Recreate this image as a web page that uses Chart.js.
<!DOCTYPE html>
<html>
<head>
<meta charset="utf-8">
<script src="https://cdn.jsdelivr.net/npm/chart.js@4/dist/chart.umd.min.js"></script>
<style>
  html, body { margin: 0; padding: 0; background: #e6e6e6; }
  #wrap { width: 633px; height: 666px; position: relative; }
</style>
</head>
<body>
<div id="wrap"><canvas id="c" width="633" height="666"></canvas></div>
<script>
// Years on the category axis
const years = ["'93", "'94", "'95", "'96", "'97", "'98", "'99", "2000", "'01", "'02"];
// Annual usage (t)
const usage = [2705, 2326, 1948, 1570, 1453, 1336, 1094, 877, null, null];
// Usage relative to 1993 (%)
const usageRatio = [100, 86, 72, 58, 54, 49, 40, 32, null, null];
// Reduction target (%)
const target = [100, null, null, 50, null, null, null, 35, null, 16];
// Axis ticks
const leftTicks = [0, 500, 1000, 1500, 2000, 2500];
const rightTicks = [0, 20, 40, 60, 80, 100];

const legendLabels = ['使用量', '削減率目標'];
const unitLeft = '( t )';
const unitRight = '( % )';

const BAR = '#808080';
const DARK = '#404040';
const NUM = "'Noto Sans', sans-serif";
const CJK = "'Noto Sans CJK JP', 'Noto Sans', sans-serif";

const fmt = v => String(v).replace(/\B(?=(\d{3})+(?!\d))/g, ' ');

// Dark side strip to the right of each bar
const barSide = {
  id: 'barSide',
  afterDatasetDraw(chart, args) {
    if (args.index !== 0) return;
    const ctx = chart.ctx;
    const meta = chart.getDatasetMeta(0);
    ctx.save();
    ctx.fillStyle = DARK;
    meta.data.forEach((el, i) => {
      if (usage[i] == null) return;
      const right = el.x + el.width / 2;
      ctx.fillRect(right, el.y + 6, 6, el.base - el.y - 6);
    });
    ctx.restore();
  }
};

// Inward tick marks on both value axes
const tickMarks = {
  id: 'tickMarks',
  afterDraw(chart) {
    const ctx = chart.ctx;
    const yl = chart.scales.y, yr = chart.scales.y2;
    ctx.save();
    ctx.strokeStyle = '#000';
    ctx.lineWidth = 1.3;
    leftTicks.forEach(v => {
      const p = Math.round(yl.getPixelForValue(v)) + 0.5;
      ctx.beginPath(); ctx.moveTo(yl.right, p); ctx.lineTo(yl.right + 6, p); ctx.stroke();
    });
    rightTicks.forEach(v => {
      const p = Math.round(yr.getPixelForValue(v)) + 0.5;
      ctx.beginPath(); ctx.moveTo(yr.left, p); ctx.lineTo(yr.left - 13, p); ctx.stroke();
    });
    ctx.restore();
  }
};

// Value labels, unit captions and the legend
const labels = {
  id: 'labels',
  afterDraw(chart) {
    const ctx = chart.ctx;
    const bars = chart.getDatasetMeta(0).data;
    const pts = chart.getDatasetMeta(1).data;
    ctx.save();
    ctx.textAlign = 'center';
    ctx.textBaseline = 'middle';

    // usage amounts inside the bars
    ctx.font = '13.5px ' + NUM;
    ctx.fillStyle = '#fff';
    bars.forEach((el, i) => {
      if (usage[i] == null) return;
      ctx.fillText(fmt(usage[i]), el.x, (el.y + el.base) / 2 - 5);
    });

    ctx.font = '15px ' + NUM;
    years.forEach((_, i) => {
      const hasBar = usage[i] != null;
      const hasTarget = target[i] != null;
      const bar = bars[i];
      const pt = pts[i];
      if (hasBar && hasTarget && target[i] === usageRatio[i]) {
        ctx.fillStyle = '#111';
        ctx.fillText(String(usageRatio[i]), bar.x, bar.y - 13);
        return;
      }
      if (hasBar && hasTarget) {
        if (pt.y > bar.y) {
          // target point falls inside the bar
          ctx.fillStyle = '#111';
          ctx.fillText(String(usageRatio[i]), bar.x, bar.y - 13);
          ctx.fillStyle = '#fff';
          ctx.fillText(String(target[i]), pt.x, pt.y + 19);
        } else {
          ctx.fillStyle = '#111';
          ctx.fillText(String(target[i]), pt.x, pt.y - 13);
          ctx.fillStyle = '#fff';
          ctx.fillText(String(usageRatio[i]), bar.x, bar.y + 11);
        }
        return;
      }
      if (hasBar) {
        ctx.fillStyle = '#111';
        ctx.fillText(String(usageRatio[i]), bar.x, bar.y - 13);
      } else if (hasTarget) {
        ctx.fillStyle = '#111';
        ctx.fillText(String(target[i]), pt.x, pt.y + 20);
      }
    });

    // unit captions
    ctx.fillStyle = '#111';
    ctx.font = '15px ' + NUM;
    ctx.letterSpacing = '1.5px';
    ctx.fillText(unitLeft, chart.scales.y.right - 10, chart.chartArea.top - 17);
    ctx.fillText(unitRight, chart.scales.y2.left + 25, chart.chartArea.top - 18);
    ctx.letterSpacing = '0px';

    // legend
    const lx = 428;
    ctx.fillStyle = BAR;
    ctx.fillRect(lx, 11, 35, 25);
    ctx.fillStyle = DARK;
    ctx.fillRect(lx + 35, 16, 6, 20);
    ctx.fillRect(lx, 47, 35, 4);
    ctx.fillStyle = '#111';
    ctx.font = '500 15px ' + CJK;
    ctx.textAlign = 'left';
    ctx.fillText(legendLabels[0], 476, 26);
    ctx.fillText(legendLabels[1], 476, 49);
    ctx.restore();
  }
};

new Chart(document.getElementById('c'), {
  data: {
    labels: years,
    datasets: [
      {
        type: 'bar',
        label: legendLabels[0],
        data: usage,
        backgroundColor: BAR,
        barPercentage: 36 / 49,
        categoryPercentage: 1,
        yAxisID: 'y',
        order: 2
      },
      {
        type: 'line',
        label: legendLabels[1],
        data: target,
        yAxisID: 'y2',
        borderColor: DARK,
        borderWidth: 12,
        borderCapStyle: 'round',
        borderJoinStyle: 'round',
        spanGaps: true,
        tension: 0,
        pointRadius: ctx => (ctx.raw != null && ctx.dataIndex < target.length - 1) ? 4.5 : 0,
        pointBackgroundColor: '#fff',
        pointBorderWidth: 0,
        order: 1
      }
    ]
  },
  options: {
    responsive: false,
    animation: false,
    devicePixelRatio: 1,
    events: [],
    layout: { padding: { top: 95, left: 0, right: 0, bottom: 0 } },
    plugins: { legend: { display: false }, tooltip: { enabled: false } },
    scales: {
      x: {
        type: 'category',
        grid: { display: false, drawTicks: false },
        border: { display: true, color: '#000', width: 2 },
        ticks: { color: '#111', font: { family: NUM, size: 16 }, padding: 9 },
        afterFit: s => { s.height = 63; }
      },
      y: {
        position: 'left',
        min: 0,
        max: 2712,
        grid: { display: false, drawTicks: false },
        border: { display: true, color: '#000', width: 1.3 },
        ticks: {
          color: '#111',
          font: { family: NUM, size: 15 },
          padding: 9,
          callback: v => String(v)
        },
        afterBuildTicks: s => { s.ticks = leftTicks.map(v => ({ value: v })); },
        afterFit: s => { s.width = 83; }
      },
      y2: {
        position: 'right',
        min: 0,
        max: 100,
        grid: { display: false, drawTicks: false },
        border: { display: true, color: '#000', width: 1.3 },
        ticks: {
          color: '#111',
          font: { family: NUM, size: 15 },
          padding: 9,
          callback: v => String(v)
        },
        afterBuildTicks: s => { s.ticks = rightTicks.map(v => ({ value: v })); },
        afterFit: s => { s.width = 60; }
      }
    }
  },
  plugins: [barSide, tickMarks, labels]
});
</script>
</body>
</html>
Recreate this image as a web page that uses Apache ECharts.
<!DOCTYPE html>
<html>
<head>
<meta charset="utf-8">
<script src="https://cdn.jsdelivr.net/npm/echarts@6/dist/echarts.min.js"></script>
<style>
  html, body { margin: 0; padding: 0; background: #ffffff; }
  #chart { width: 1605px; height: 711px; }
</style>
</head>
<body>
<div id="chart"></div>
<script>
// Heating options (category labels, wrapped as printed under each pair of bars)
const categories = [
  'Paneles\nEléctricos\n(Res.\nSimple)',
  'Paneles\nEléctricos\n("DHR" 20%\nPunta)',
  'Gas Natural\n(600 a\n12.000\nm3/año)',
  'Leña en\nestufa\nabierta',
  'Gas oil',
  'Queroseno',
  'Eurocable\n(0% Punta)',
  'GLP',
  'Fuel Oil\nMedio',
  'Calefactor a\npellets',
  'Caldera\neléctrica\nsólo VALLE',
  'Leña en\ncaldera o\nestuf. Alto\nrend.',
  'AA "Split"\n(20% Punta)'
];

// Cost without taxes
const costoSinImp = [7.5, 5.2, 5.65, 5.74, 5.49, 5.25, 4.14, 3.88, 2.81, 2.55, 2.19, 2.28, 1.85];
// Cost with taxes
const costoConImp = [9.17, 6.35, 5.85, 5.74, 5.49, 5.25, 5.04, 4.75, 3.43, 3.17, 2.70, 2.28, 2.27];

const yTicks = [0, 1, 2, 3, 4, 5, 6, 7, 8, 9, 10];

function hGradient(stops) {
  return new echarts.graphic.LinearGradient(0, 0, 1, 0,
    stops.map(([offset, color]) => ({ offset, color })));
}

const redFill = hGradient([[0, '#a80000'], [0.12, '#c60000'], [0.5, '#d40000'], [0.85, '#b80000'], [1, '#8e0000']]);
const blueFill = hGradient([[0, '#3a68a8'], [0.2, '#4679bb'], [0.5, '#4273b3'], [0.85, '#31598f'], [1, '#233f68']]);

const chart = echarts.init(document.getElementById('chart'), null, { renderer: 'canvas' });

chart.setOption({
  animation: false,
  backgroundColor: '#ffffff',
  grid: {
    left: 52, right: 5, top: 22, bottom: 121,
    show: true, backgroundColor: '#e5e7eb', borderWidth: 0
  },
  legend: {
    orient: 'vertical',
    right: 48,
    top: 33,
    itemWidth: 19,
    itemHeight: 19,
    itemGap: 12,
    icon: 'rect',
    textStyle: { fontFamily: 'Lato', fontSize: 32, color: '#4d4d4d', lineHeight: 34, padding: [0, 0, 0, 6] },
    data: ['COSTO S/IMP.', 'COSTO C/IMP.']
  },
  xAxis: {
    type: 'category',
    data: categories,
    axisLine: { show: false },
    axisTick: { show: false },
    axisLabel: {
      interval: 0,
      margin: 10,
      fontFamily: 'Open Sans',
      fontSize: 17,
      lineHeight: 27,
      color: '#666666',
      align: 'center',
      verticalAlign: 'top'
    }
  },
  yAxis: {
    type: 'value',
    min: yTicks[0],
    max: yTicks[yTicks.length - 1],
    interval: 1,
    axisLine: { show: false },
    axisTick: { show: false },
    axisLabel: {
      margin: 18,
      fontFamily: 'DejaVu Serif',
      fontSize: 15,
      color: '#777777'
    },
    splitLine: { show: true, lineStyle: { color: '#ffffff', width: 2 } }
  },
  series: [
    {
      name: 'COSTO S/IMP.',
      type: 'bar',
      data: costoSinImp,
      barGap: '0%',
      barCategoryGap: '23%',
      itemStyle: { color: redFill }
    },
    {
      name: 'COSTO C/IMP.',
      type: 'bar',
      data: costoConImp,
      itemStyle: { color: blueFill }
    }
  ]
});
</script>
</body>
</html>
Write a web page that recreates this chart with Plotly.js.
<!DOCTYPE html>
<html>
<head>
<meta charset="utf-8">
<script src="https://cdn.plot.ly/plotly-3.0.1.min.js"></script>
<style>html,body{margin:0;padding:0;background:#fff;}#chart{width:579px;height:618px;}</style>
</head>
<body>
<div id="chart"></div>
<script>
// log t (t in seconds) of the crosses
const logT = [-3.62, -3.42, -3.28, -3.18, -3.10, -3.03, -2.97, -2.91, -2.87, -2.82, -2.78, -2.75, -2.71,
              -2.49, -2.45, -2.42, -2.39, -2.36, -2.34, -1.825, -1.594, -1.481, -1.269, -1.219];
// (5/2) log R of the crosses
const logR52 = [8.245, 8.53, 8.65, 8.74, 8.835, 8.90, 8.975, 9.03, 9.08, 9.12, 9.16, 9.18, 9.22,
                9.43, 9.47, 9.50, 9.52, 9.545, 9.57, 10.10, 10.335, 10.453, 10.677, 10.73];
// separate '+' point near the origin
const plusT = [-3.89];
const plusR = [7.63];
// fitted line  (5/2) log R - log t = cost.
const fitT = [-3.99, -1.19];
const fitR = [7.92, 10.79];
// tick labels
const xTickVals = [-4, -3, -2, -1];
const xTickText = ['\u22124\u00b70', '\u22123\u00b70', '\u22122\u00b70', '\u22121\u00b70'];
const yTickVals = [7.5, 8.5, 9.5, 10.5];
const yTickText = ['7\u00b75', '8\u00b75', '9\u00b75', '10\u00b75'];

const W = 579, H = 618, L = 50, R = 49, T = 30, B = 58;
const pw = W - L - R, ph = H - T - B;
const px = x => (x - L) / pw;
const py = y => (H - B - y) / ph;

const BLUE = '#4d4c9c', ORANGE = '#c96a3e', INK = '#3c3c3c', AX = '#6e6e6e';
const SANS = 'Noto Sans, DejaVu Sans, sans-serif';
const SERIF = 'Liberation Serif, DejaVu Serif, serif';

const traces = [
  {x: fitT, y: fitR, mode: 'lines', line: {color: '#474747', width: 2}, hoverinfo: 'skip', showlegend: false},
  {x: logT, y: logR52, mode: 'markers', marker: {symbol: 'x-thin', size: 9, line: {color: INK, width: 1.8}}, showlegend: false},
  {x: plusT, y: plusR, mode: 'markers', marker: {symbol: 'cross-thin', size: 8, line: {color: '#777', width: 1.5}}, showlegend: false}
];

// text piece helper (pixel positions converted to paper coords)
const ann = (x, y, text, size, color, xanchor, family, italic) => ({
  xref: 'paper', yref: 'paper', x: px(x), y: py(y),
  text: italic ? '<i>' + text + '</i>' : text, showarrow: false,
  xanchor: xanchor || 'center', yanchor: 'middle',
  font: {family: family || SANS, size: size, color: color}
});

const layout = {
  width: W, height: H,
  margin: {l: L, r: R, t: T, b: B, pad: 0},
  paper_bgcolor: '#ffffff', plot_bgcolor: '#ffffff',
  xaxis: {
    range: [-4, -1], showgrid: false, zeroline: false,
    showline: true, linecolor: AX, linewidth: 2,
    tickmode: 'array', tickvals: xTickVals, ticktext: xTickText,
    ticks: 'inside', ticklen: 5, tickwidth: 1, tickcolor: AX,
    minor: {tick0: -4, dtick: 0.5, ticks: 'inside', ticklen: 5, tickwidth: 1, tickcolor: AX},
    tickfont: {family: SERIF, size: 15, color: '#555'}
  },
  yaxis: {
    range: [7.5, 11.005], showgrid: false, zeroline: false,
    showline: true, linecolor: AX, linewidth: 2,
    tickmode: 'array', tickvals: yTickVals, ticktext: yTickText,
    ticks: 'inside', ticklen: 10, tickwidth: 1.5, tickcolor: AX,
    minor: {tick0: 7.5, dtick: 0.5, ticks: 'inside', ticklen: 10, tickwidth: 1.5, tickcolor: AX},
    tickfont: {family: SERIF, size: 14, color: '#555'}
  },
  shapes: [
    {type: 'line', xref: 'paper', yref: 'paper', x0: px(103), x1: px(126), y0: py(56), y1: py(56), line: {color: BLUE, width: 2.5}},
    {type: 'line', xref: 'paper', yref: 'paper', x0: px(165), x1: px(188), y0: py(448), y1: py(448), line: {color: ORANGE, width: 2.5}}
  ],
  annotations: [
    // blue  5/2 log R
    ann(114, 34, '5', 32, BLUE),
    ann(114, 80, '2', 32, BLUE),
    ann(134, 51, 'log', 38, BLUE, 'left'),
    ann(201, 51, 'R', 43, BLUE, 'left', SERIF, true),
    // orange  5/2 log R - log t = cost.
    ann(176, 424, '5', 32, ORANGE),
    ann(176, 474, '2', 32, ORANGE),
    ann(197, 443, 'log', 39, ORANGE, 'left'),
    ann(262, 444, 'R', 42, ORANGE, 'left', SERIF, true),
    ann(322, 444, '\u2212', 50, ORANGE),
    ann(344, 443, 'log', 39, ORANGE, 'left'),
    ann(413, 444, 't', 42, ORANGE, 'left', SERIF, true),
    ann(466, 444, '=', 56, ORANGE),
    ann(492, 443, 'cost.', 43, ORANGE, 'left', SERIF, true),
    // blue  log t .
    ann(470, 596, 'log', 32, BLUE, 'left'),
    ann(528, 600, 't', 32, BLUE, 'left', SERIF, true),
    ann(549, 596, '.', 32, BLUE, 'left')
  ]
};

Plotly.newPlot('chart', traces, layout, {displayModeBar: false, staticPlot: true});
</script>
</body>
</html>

:: What the task requires ::
From the data, list each line in which the string "that" appears.

:: Complete output ::
Recreate this image as a web page that uses Chart.js.
Recreate this image as a web page that uses Apache ECharts.
Write a web page that recreates this chart with Plotly.js.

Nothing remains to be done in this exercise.